You touch other things? I ask, knowing the answer to this. I have seen many cases like N. during the five years I’ve been in practice. I sometimes picture these unfortunates as men and women being pecked to death by predatory birds. The birds are invisible-at least until a psychiatrist who is good, or lucky, or both, sprays them with his version of Luminol and shines the right light on them-but they are nevertheless very real. The wonder is that so many OCDs manage to live productive lives, just the same. They work, they eat (often not enough or too much, it’s true), they go to movies, they make love to their girlfriends and boyfriends, their wives and husbands…and all the time those birds are there, clinging to them and pecking away little bits of flesh.
“I touch many things,” he says, and again favors the ceiling with his weary, charming smile. “You name it, I touch it.”
So counting is important, I say, but touching is more important. What is above touching?
“Placing,” he says, and suddenly begins to shiver all over, like a dog that’s been left out in a cold rain. “Oh God.”
He suddenly sits up and swings his legs over the edge of the couch. On the table beside him there is a vase of flowers in addition to The Eternal Box of Kleenex. Moving very quickly, he shifts the box and the vase so they are diagonal to each other. Then he takes two of the tulips from the vase and lays them stem to stem so that one blossom touches the Kleenex box and the other the vase.
“That makes it safe,” he says. He hesitates, then nods as if he’s confirmed in his mind that what he’s thinking is the right thing. “It preserves the world.” He hesitates again. “For now.”
I glance down at my watch. Time is up, and we’ve done quite enough for one day.
“Next week,” I say. “Same bat-time, same bat-station.” Sometimes I turn this little joke into a question, but not with N. He needs to come back, and knows it.
“No magical cure, huh?” he asks. This time the smile is almost too sad to look at.
I tell him that he may feel better. (This sort of positive suggestion never hurts, as all psychiatrists know.) Then I tell him to throw away his Ambien and “the green moth pills”-Lunesta, I assume. If they don’t work at night, all they can do is cause trouble for him during his waking hours. Falling asleep on the 295 Connector won’t solve any of his problems.
“No,” he says. “I suppose not. Doc, we never discussed the root cause. I know what it is-”

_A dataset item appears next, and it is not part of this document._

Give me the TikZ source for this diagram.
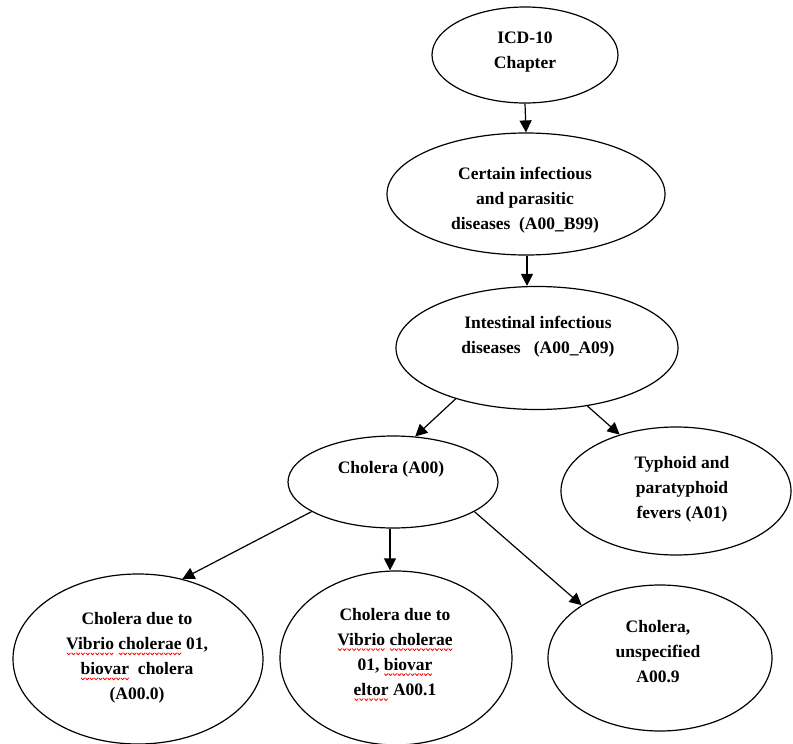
\documentclass[tikz,border=0pt]{standalone}
\usepackage{fontspec}
\setmainfont{Liberation Serif}
\usetikzlibrary{shapes.geometric,arrows.meta}
\newsavebox\wavebox
\newsavebox\wordbox
\newlength\wordwd
\newcommand\redwave[1]{\sbox\wordbox{#1}\setlength\wordwd{\wd\wordbox}\leavevmode\rlap{\usebox\wordbox}\raisebox{-5.5pt}[0pt][0pt]{\hbox to \wordwd{\xleaders\hbox{\usebox\wavebox}\hfill}}}
\tikzset{
  ell/.style={draw, ellipse, line width=1.2pt, inner sep=0pt},
  txt/.style={align=center, inner sep=0pt, font=\bfseries\fontsize{17.5}{25}\selectfont},
  arr/.style={line width=1.2pt, -{Triangle[width=12pt,length=12pt]}}
}
\begin{document}
\sbox\wavebox{\pgfpicture\pgfsetlinewidth{0.8pt}\pgfsetstrokecolor{red}\pgfsetroundjoin
\pgfpathmoveto{\pgfpoint{0pt}{2pt}}\pgfpathlineto{\pgfpoint{1.8pt}{0pt}}\pgfpathlineto{\pgfpoint{3.6pt}{2pt}}\pgfusepath{stroke}\endpgfpicture}%
\begin{tikzpicture}[x=1pt,y=-1pt]
\useasboundingbox (0,0) rectangle (793,744);
% ellipses
\node[ell, minimum width=186pt, minimum height=96pt] (icd) at (525,55) {};
\node[ell, minimum width=278pt, minimum height=122pt] (cert) at (526,194) {};
\node[ell, minimum width=282pt, minimum height=123pt] (intest) at (537,348) {};
\node[ell, minimum width=210pt, minimum height=92pt] (chol) at (393,482) {};
\node[ell, minimum width=230pt, minimum height=128pt] (typh) at (676,491) {};
\node[ell, minimum width=250pt, minimum height=170pt] (c0) at (138,659) {};
\node[ell, minimum width=232pt, minimum height=174pt] (c1) at (396,658) {};
\node[ell, minimum width=224pt, minimum height=146pt] (c9) at (660,658) {};
% texts
\node[txt] (ticd) at (525,52) {ICD-10\\Chapter};
\node[txt] (tcert) at (525,200) {Certain infectious\\and parasitic\\diseases\ \ (A00\_B99)};
\node[txt] (tint) at (538,337) {Intestinal infectious\\diseases\ \ \ (A00\_A09)};
\node[txt] (tchol) at (391,469) {Cholera (A00)};
\node[txt] (ttyph) at (682,489) {Typhoid and\\paratyphoid\\fevers (A01)};
\node[txt] (tc0) at (137,658) {Cholera due to\\\redwave{Vibrio} \redwave{cholerae} 01,\\\redwave{biovar}\ \ cholera\\(A00.0)};
\node[txt] (tc1) at (395,652) {Cholera due to\\\redwave{Vibrio} \redwave{cholerae}\\01, \redwave{biovar}\\\redwave{eltor} A00.1};
\node[txt] (tc9) at (658,652) {Cholera,\\unspecified\\A00.9};
% connectors
\draw[arr] (icd.south) -- (cert.north);
\draw[arr] (cert.south -| 527,0) -- (intest.north -| 527,0);
\draw[arr] (intest.212.7) -- (chol.64);
\draw[arr] (intest.311) -- (typh.135.5);
\draw[arr] (chol.200.5) -- (c0.61);
\draw[arr] (chol.south -| 390,0) -- (c1.north -| 390,0);
\draw[arr] (chol.340) -- (c9.146.8);
\end{tikzpicture}
\end{document}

Next week we may get to that, I tell him. In the meantime, I want him to keep a chart divided into three sections: counting, touching, and placing. Will he do that?
“Yes,” he says.
I ask him, almost casually, if he feels suicidal.
“The thought has crossed my mind, but I have a great deal to do.”

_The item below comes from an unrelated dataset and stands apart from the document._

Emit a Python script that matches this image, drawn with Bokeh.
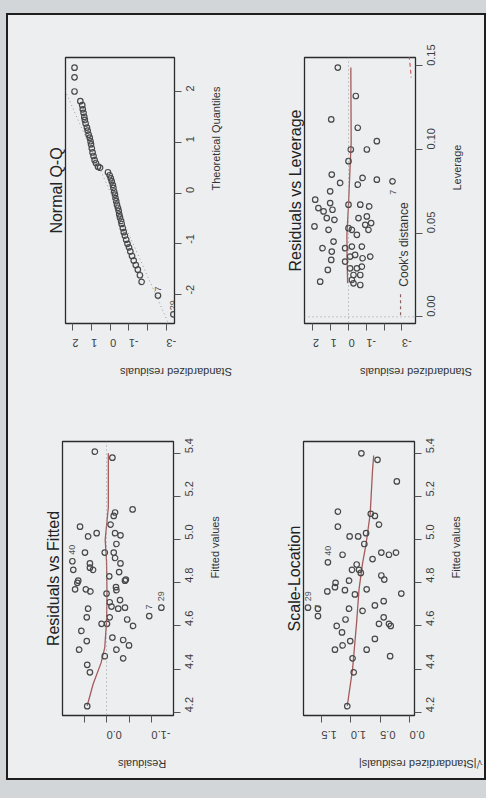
import math
from bokeh.plotting import figure
from bokeh.models import Range1d, FixedTicker, Span, Slope, Label, GlobalInlineStyleSheet
from bokeh.layouts import column, row
from bokeh.core.properties import value
from bokeh.embed import file_html
from bokeh.resources import INLINE

FONT = "Liberation Sans"

# ---------------- data ----------------
# Normal Q-Q: standardized residuals vs theoretical quantiles
qq_resid = [1.89, 1.89, 1.89, 1.58, 1.48, 1.45, 1.41, 1.37, 1.34, 1.30,
            1.23, 1.19, 1.14, 1.08, 1.04, 1.01, 0.97, 0.93, 0.88, 0.82,
            0.75, 0.64, 0.53, 0.11, 0.02, -0.04, -0.09, -0.15, -0.18, -0.22,
            -0.26, -0.29, -0.33, -0.37, -0.42, -0.46, -0.49, -0.53, -0.59, -0.62,
            -0.68, -0.73, -0.79, -0.86, -0.93, -1.01, -1.08, -1.17, -1.26, -1.37,
            -1.48, -1.59, -1.68, -2.55, -3.37]
qq_theor = [2.47, 2.28, 2.00, 1.81, 1.73, 1.65, 1.58, 1.50, 1.44, 1.37,
            1.29, 1.23, 1.15, 1.09, 1.02, 0.96, 0.88, 0.80, 0.73, 0.65,
            0.59, 0.52, 0.50, 0.41, 0.35, 0.29, 0.23, 0.16, 0.10, 0.03,
            -0.03, -0.10, -0.16, -0.23, -0.29, -0.35, -0.42, -0.48, -0.55, -0.61,
            -0.69, -0.77, -0.84, -0.92, -1.00, -1.07, -1.15, -1.24, -1.33, -1.42,
            -1.51, -1.62, -1.75, -2.02, -2.39]
qq_line_slope = 0.833
qq_line_icpt = 0.025
qq_label_idx = [53, 54]
qq_label_txt = ["7", "29"]

# Residuals vs Leverage
lev_h = [0.149, 0.132, 0.118, 0.113, 0.105, 0.100, 0.100, 0.093, 0.085, 0.080,
         0.079, 0.083, 0.082, 0.081, 0.075, 0.070, 0.068, 0.065, 0.063, 0.064,
         0.067, 0.067, 0.066, 0.059, 0.058, 0.059, 0.060, 0.055, 0.056, 0.054,
         0.052, 0.053, 0.052, 0.049, 0.052, 0.045, 0.041, 0.039, 0.041, 0.042,
         0.042, 0.036, 0.034, 0.036, 0.035, 0.028, 0.029, 0.029, 0.030, 0.025,
         0.025, 0.021, 0.022, 0.020, 0.019, 0.033, 0.037]
lev_resid = [0.60, -0.41, 0.97, -0.52, -1.59, -0.13, -1.03, 0.00, 0.94, 0.47,
             -0.52, -0.79, -1.59, -2.47, 1.03, 1.87, 1.03, 1.69, 1.40, 0.90,
             0.00, -0.66, -1.16, 1.22, 0.79, -0.56, -1.03, -0.94, -1.27, 1.91,
             1.12, 0.00, -0.19, -0.47, -1.12, 0.84, 1.46, 0.94, 0.19, -0.19,
             -0.75, -1.22, 0.97, -0.09, -0.79, 1.16, -0.09, -0.47, -0.75, -0.28,
             -0.66, 1.59, -0.19, -0.28, -0.66, 0.19, -0.37]
lev_smooth_h = [0.020, 0.035, 0.049, 0.067, 0.090, 0.104, 0.149]
lev_smooth_r = [0.05, 0.08, 0.09, 0.00, -0.09, -0.15, -0.13]
cook_h = [0.156, 0.150, 0.143]
cook_r = [-3.40, -3.46, -3.52]
lev_label_idx = [13]
lev_label_txt = ["7"]

# Residuals vs Fitted
rf_fitted = [5.408, 5.380, 5.126, 5.110, 5.140, 5.070, 5.060, 5.030, 5.015, 5.030,
             5.020, 4.980, 4.940, 4.940, 4.915, 4.900, 4.940, 4.890, 4.860, 4.870,
             4.860, 4.830, 4.850, 4.815, 4.810, 4.770, 4.770, 4.760, 4.780, 4.766,
             4.750, 4.710, 4.690, 4.720, 4.685, 4.680, 4.680, 4.685, 4.646, 4.640,
             4.640, 4.610, 4.610, 4.630, 4.600, 4.577, 4.546, 4.535, 4.510, 4.530,
             4.490, 4.490, 4.460, 4.450, 4.420, 4.385, 4.228, 4.800, 4.890, 4.810]
rf_resid = [0.26, -0.13, -0.19, -0.16, -0.58, -0.09, 0.59, 0.22, 0.41, -0.19,
            -0.31, -0.22, 0.04, -0.16, -0.19, 0.76, 0.48, -0.31, 0.74, 0.37,
            0.30, -0.06, -0.28, -0.43, 0.63, 0.70, 0.46, 0.36, -0.21, -0.22,
            0.00, -0.07, -0.11, -0.30, -0.41, -0.26, 0.41, -1.22, -0.95, 0.44,
            -0.07, 0.11, -0.01, -0.46, -0.59, 0.56, -0.13, -0.37, -0.50, 0.44,
            0.61, -0.22, 0.04, -0.37, 0.43, 0.37, 0.43, 0.65, 0.37, -0.41]
rf_smooth_f = [4.23, 4.33, 4.43, 4.50, 4.62, 4.75, 4.90, 5.00, 5.15, 5.40]
rf_smooth_r = [0.43, 0.30, 0.12, 0.04, 0.00, -0.01, 0.00, 0.03, -0.04, -0.04]
rf_label_idx = [15, 37, 38]
rf_label_txt = ["40", "29", "7"]

# Scale-Location
sl_fitted = [5.400, 5.370, 5.270, 5.120, 5.110, 5.070, 5.130, 5.060, 5.015, 5.015,
             5.030, 4.980, 4.930, 4.910, 4.940, 4.930, 4.940, 4.895, 4.885, 4.860,
             4.860, 4.846, 4.834, 4.815, 4.800, 4.810, 4.770, 4.760, 4.780, 4.766,
             4.746, 4.750, 4.685, 4.680, 4.646, 4.680, 4.670, 4.695, 4.715, 4.630,
             4.640, 4.610, 4.610, 4.600, 4.600, 4.570, 4.540, 4.530, 4.510, 4.490,
             4.490, 4.460, 4.450, 4.385, 4.228]
sl_sqrt = [0.82, 0.545, 0.216, 0.66, 0.59, 0.52, 1.22, 1.22, 1.02, 0.875,
           0.74, 0.77, 1.14, 0.63, 0.48, 0.35, 0.23, 1.39, 0.90, 0.98,
           0.86, 0.83, 0.48, 0.43, 1.26, 1.03, 0.73, 1.40, 1.27, 1.10,
           0.93, 0.14, 1.73, 1.56, 1.56, 1.03, 0.80, 0.59, 0.44, 1.09,
           0.44, 0.52, 0.35, 0.32, 1.24, 1.15, 0.59, 1.01, 1.14, 1.27,
           0.73, 0.33, 0.97, 0.95, 1.06]
sl_smooth_f = [4.23, 4.40, 4.62, 4.77, 4.89, 4.98, 5.12, 5.32, 5.39]
sl_smooth_s = [1.06, 0.97, 0.90, 0.86, 0.80, 0.74, 0.67, 0.63, 0.61]
sl_label_idx = [17, 32, 34]
sl_label_txt = ["40", "29", "7"]

# Axes ticks
std_ticks = [2, 1, 0, -1, -2, -3]
std_labels = {2: "2", 1: "1", 0: "0", -1: "-1", -2: "", -3: "-3"}
q_ticks = [-2, -1, 0, 1, 2]
q_labels = {-2: "-2", -1: "-1", 0: "0", 1: "1", 2: "2"}
lev_ticks = [0, 0.05, 0.1, 0.15]
lev_labels = {0: "0.00", 0.05: "0.05", 0.1: "0.10", 0.15: "0.15"}
fit_ticks = [4.2, 4.4, 4.6, 4.8, 5.0, 5.2, 5.4]
fit_labels = {4.2: "4.2", 4.4: "4.4", 4.6: "4.6", 4.8: "4.8", 5.0: "5.0", 5.2: "5.2", 5.4: "5.4"}
res_ticks = [1.0, 0.5, 0.0, -0.5, -1.0]
res_labels = {1.0: "1.0", 0.5: "", 0.0: "0.0", -0.5: "", -1.0: "-1.0"}
sq_ticks = [1.5, 1.0, 0.5, 0.0]
sq_labels = {1.5: "1.5", 1.0: "1.0", 0.5: "0.5", 0.0: "0.0"}

BG = "#eceef0"
PT = "#484848"
RED = "#a65a5a"
PSIZE = 5.5


def panel(title, w, h, borders, xr, yr, xt, xl, yt, yl, xlab, ylab):
    l, r, t, b = borders
    p = figure(width=w, height=h, x_range=Range1d(*xr), y_range=Range1d(*yr),
               output_backend="svg", toolbar_location=None,
               x_axis_location="below", y_axis_location="right",
               title=title, title_location="left",
               min_border_left=l, min_border_right=r, min_border_top=t, min_border_bottom=b)
    p.grid.visible = False
    p.background_fill_color = BG
    p.border_fill_color = BG
    p.outline_line_color = "#2a2a2a"
    p.outline_line_width = 1.3
    p.title.text_font = FONT
    p.title.text_font_size = "16px"
    p.title.text_font_style = "normal"
    p.title.text_color = "#222222"
    p.title.align = "center"
    p.title.standoff = 2
    for ax, ticks, labs, lab, horiz in ((p.xaxis[0], xt, xl, xlab, True),
                                         (p.yaxis[0], yt, yl, ylab, False)):
        ax.ticker = FixedTicker(ticks=ticks)
        ax.major_label_overrides = labs
        ax.minor_tick_line_color = None
        ax.axis_line_color = None
        ax.major_tick_line_color = "#555555"
        ax.major_tick_out = 7
        ax.major_tick_in = 0
        ax.major_label_text_font = FONT
        ax.major_label_text_font_size = "11px"
        ax.major_label_text_color = "#3c3c3c"
        ax.axis_label = lab
        ax.axis_label_text_font = FONT
        ax.axis_label_text_font_size = "11px"
        ax.axis_label_text_font_style = "normal"
        ax.axis_label_text_color = "#333333"
        if horiz:
            ax.major_label_orientation = math.pi
            ax.axis_label_orientation = math.pi
            ax.major_label_standoff = 12
            ax.axis_label_standoff = 18
        else:
            ax.major_label_orientation = math.pi / 2
            ax.axis_label_orientation = math.pi / 2
            ax.major_label_standoff = 9
            ax.axis_label_standoff = 14
    return p


def add_labels(p, xs, ys, idx, txt, dy, align="left"):
    p.text(x=[xs[i] for i in idx], y=[ys[i] + dy for i in idx], text=txt,
           angle=math.pi / 2, text_font=value(FONT), text_font_size="9px",
           text_color="#555555", text_align=align, text_baseline="middle")


def pts(p, xs, ys):
    p.scatter(xs, ys, size=PSIZE, marker="circle", fill_color=None,
              line_color=PT, line_width=1.2)


# ---- Normal Q-Q (top left)
p1 = panel("Normal Q-Q", 237, 383, (57, 71, 40, 72), (2.37, -3.43), (-2.57, 2.67),
           std_ticks, std_labels, q_ticks, q_labels, "Standardized residuals", "Theoretical Quantiles")
p1.add_layout(Slope(gradient=qq_line_slope, y_intercept=qq_line_icpt,
                    line_color="#9a9a9a", line_dash="1 3", line_width=1))
pts(p1, qq_resid, qq_theor)
add_labels(p1, qq_resid, qq_theor, qq_label_idx, qq_label_txt, 0.08)

# ---- Residuals vs Leverage (top right)
p2 = panel("Residuals vs Leverage", 239, 383, (59, 69, 42, 75), (2.47, -3.76), (-0.004, 0.155),
           std_ticks, std_labels, lev_ticks, lev_labels, "Standardized residuals", "Leverage")
p2.add_layout(Span(location=0, dimension="height", line_color="#9a9a9a", line_dash="1 3"))
p2.add_layout(Span(location=0, dimension="width", line_color="#9a9a9a", line_dash="1 3"))
p2.line(lev_smooth_r, lev_smooth_h, line_color=RED, line_width=1.3)
p2.line(cook_r, cook_h, line_color="#d06060", line_dash="4 3", line_width=1.2)
pts(p2, lev_resid, lev_h)
add_labels(p2, lev_resid, lev_h, lev_label_idx, lev_label_txt, -0.005, align="right")
p2.segment(x0=[-2.92], y0=[0.001], x1=[-2.92], y1=[0.014], line_color="#8a6060",
           line_dash="3 3", line_width=1.2)
p2.add_layout(Label(x=-3.09, y=0.018, text="Cook's distance", angle=math.pi / 2,
                    text_font=FONT, text_font_size="12px", text_color="#333333",
                    text_align="left", text_baseline="middle"))

# ---- Residuals vs Fitted (bottom left)
p3 = panel("Residuals vs Fitted", 237, 380, (54, 72, 43, 62), (0.98, -1.49), (4.185, 5.455),
           res_ticks, res_labels, fit_ticks, fit_labels, "Residuals", "Fitted values")
p3.add_layout(Span(location=0, dimension="height", line_color="#9a9a9a", line_dash="1 3"))
p3.line(rf_smooth_r, rf_smooth_f, line_color=RED, line_width=1.3)
pts(p3, rf_resid, rf_fitted)
add_labels(p3, rf_resid, rf_fitted, rf_label_idx, rf_label_txt, 0.03)

# ---- Scale-Location (bottom right)
p4 = panel("Scale-Location", 239, 380, (58, 70, 43, 62), (1.806, -0.085), (4.185, 5.455),
           sq_ticks, sq_labels, fit_ticks, fit_labels, "\u221a|Standardized residuals|", "Fitted values")
p4.line(sl_smooth_s, sl_smooth_f, line_color=RED, line_width=1.3)
pts(p4, sl_sqrt, sl_fitted)
add_labels(p4, sl_sqrt, sl_fitted, sl_label_idx, sl_label_txt, 0.03)

root = column(row(p1, p2), row(p3, p4),
              styles={"border": "2px solid #1e1e1e", "margin-left": "6px", "margin-top": "13px",
                      "background-color": BG})
root.stylesheets = [GlobalInlineStyleSheet(css="body { background-color: #d3d6d9; margin: 0; }")]

open("out.html", "w").write(file_html(root, INLINE))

This is an interesting and rather troubling response.
I give him my card and tell him to call-day or night-if the idea of suicide begins to seem more attractive. He says he will. But then, almost all of them promise.
“In the meantime,” I say at the door, putting my hand on his shoulder, “keep going steady with life.”
He looks at me, pale and not smiling now, a man being pecked to pieces by invisible birds. “Have you ever read ‘The Great God Pan,’ by Arthur Machen?”
I shake my head.
“It’s the most terrifying story ever written,” he says. “In it, one of the characters says ‘lust always prevails.’ But lust isn’t what he means. What he means is compulsion.”
Paxil? Perhaps Prozac. But neither until I get a better fix on this interesting patient.
June 7, 2007
June 14, 2007
June 28, 2007
N. brings his “homework” to our next session, as I fully expected he would. There are many things in this world you can’t depend on, and many people you can’t trust, but OCDs, unless they are dying, almost always complete their tasks.